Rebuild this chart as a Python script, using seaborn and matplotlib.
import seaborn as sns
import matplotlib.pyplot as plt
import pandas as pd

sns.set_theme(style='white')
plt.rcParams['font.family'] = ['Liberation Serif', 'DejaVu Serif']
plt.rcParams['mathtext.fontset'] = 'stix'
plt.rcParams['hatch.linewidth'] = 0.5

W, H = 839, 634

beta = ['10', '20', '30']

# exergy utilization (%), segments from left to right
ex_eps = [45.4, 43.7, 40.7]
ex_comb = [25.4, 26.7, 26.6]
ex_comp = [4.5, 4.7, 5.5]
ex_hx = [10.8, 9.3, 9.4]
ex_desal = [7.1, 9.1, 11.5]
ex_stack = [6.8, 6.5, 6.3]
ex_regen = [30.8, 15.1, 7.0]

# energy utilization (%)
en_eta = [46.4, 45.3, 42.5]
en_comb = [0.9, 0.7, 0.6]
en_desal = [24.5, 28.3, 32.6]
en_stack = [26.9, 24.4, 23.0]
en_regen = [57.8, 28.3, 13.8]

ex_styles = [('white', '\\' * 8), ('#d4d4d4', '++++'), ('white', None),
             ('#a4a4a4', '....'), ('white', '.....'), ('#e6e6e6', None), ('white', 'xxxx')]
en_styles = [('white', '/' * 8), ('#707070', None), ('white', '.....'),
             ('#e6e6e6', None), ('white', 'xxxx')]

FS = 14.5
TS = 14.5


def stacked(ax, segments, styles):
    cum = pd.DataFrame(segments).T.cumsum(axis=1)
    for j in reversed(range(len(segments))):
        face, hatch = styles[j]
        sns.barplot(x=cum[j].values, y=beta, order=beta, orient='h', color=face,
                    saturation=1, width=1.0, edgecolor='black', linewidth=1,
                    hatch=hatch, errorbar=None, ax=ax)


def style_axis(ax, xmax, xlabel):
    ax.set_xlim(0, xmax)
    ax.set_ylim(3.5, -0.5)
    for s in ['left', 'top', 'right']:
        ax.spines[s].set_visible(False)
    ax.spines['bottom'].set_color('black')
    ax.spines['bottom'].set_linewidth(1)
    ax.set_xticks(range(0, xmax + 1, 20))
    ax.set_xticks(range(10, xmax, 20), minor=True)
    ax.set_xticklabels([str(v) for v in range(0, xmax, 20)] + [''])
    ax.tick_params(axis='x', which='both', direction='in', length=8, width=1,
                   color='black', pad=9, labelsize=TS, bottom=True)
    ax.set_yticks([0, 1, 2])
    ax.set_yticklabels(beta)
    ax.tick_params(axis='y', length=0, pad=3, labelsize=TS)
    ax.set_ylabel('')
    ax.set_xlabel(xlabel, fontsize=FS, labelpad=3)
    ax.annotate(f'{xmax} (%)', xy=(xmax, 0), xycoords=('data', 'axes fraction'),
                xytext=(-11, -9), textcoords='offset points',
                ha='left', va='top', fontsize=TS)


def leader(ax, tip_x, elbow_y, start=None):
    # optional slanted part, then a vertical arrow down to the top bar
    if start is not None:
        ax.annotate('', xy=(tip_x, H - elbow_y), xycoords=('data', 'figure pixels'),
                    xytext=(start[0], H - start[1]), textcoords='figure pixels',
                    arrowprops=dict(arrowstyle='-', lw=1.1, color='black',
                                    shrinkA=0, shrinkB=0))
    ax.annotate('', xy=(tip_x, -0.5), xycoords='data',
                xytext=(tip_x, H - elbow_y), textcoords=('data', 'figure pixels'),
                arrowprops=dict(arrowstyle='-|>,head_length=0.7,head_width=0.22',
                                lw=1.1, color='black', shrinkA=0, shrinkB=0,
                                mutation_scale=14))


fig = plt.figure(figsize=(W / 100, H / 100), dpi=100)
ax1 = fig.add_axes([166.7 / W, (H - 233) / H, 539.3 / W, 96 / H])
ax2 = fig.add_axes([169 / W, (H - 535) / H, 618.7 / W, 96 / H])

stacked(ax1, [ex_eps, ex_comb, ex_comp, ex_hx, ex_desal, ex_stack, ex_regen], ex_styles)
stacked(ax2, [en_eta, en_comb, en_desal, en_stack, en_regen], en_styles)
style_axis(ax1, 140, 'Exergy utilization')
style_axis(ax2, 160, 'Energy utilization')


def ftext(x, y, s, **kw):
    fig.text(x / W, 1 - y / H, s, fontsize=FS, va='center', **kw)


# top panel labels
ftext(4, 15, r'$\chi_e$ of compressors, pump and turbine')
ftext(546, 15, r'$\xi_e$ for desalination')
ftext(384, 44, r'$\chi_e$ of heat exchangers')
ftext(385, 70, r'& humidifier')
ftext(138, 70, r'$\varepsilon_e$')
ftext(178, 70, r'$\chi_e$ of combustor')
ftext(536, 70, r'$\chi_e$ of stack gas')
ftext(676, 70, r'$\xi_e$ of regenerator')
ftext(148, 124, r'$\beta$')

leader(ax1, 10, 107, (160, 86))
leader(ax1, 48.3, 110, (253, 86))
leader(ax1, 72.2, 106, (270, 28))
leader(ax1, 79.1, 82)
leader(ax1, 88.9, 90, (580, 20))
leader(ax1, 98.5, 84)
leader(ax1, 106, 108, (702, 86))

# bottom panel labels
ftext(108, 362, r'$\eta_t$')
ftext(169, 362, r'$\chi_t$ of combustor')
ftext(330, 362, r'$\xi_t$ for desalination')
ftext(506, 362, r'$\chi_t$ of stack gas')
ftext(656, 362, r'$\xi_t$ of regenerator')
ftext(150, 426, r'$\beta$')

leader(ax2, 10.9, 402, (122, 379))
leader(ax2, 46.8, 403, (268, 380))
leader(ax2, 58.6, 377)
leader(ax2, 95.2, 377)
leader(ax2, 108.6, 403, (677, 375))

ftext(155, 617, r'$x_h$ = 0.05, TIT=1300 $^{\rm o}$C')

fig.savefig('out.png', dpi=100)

== Brief ==
Word for word, quote all of the data above.

== Solution below ==
Rebuild this chart as a Python script, using seaborn and matplotlib.
import seaborn as sns
import matplotlib.pyplot as plt
import pandas as pd

sns.set_theme(style='white')
plt.rcParams['font.family'] = ['Liberation Serif', 'DejaVu Serif']
plt.rcParams['mathtext.fontset'] = 'stix'
plt.rcParams['hatch.linewidth'] = 0.5

W, H = 839, 634

beta = ['10', '20', '30']

# exergy utilization (%), segments from left to right
ex_eps = [45.4, 43.7, 40.7]
ex_comb = [25.4, 26.7, 26.6]
ex_comp = [4.5, 4.7, 5.5]
ex_hx = [10.8, 9.3, 9.4]
ex_desal = [7.1, 9.1, 11.5]
ex_stack = [6.8, 6.5, 6.3]
ex_regen = [30.8, 15.1, 7.0]

# energy utilization (%)
en_eta = [46.4, 45.3, 42.5]
en_comb = [0.9, 0.7, 0.6]
en_desal = [24.5, 28.3, 32.6]
en_stack = [26.9, 24.4, 23.0]
en_regen = [57.8, 28.3, 13.8]

ex_styles = [('white', '\\' * 8), ('#d4d4d4', '++++'), ('white', None),
             ('#a4a4a4', '....'), ('white', '.....'), ('#e6e6e6', None), ('white', 'xxxx')]
en_styles = [('white', '/' * 8), ('#707070', None), ('white', '.....'),
             ('#e6e6e6', None), ('white', 'xxxx')]

FS = 14.5
TS = 14.5


def stacked(ax, segments, styles):
    cum = pd.DataFrame(segments).T.cumsum(axis=1)
    for j in reversed(range(len(segments))):
        face, hatch = styles[j]
        sns.barplot(x=cum[j].values, y=beta, order=beta, orient='h', color=face,
                    saturation=1, width=1.0, edgecolor='black', linewidth=1,
                    hatch=hatch, errorbar=None, ax=ax)


def style_axis(ax, xmax, xlabel):
    ax.set_xlim(0, xmax)
    ax.set_ylim(3.5, -0.5)
    for s in ['left', 'top', 'right']:
        ax.spines[s].set_visible(False)
    ax.spines['bottom'].set_color('black')
    ax.spines['bottom'].set_linewidth(1)
    ax.set_xticks(range(0, xmax + 1, 20))
    ax.set_xticks(range(10, xmax, 20), minor=True)
    ax.set_xticklabels([str(v) for v in range(0, xmax, 20)] + [''])
    ax.tick_params(axis='x', which='both', direction='in', length=8, width=1,
                   color='black', pad=9, labelsize=TS, bottom=True)
    ax.set_yticks([0, 1, 2])
    ax.set_yticklabels(beta)
    ax.tick_params(axis='y', length=0, pad=3, labelsize=TS)
    ax.set_ylabel('')
    ax.set_xlabel(xlabel, fontsize=FS, labelpad=3)
    ax.annotate(f'{xmax} (%)', xy=(xmax, 0), xycoords=('data', 'axes fraction'),
                xytext=(-11, -9), textcoords='offset points',
                ha='left', va='top', fontsize=TS)


def leader(ax, tip_x, elbow_y, start=None):
    # optional slanted part, then a vertical arrow down to the top bar
    if start is not None:
        ax.annotate('', xy=(tip_x, H - elbow_y), xycoords=('data', 'figure pixels'),
                    xytext=(start[0], H - start[1]), textcoords='figure pixels',
                    arrowprops=dict(arrowstyle='-', lw=1.1, color='black',
                                    shrinkA=0, shrinkB=0))
    ax.annotate('', xy=(tip_x, -0.5), xycoords='data',
                xytext=(tip_x, H - elbow_y), textcoords=('data', 'figure pixels'),
                arrowprops=dict(arrowstyle='-|>,head_length=0.7,head_width=0.22',
                                lw=1.1, color='black', shrinkA=0, shrinkB=0,
                                mutation_scale=14))


fig = plt.figure(figsize=(W / 100, H / 100), dpi=100)
ax1 = fig.add_axes([166.7 / W, (H - 233) / H, 539.3 / W, 96 / H])
ax2 = fig.add_axes([169 / W, (H - 535) / H, 618.7 / W, 96 / H])

stacked(ax1, [ex_eps, ex_comb, ex_comp, ex_hx, ex_desal, ex_stack, ex_regen], ex_styles)
stacked(ax2, [en_eta, en_comb, en_desal, en_stack, en_regen], en_styles)
style_axis(ax1, 140, 'Exergy utilization')
style_axis(ax2, 160, 'Energy utilization')


def ftext(x, y, s, **kw):
    fig.text(x / W, 1 - y / H, s, fontsize=FS, va='center', **kw)


# top panel labels
ftext(4, 15, r'$\chi_e$ of compressors, pump and turbine')
ftext(546, 15, r'$\xi_e$ for desalination')
ftext(384, 44, r'$\chi_e$ of heat exchangers')
ftext(385, 70, r'& humidifier')
ftext(138, 70, r'$\varepsilon_e$')
ftext(178, 70, r'$\chi_e$ of combustor')
ftext(536, 70, r'$\chi_e$ of stack gas')
ftext(676, 70, r'$\xi_e$ of regenerator')
ftext(148, 124, r'$\beta$')

leader(ax1, 10, 107, (160, 86))
leader(ax1, 48.3, 110, (253, 86))
leader(ax1, 72.2, 106, (270, 28))
leader(ax1, 79.1, 82)
leader(ax1, 88.9, 90, (580, 20))
leader(ax1, 98.5, 84)
leader(ax1, 106, 108, (702, 86))

# bottom panel labels
ftext(108, 362, r'$\eta_t$')
ftext(169, 362, r'$\chi_t$ of combustor')
ftext(330, 362, r'$\xi_t$ for desalination')
ftext(506, 362, r'$\chi_t$ of stack gas')
ftext(656, 362, r'$\xi_t$ of regenerator')
ftext(150, 426, r'$\beta$')

leader(ax2, 10.9, 402, (122, 379))
leader(ax2, 46.8, 403, (268, 380))
leader(ax2, 58.6, 377)
leader(ax2, 95.2, 377)
leader(ax2, 108.6, 403, (677, 375))

ftext(155, 617, r'$x_h$ = 0.05, TIT=1300 $^{\rm o}$C')

fig.savefig('out.png', dpi=100)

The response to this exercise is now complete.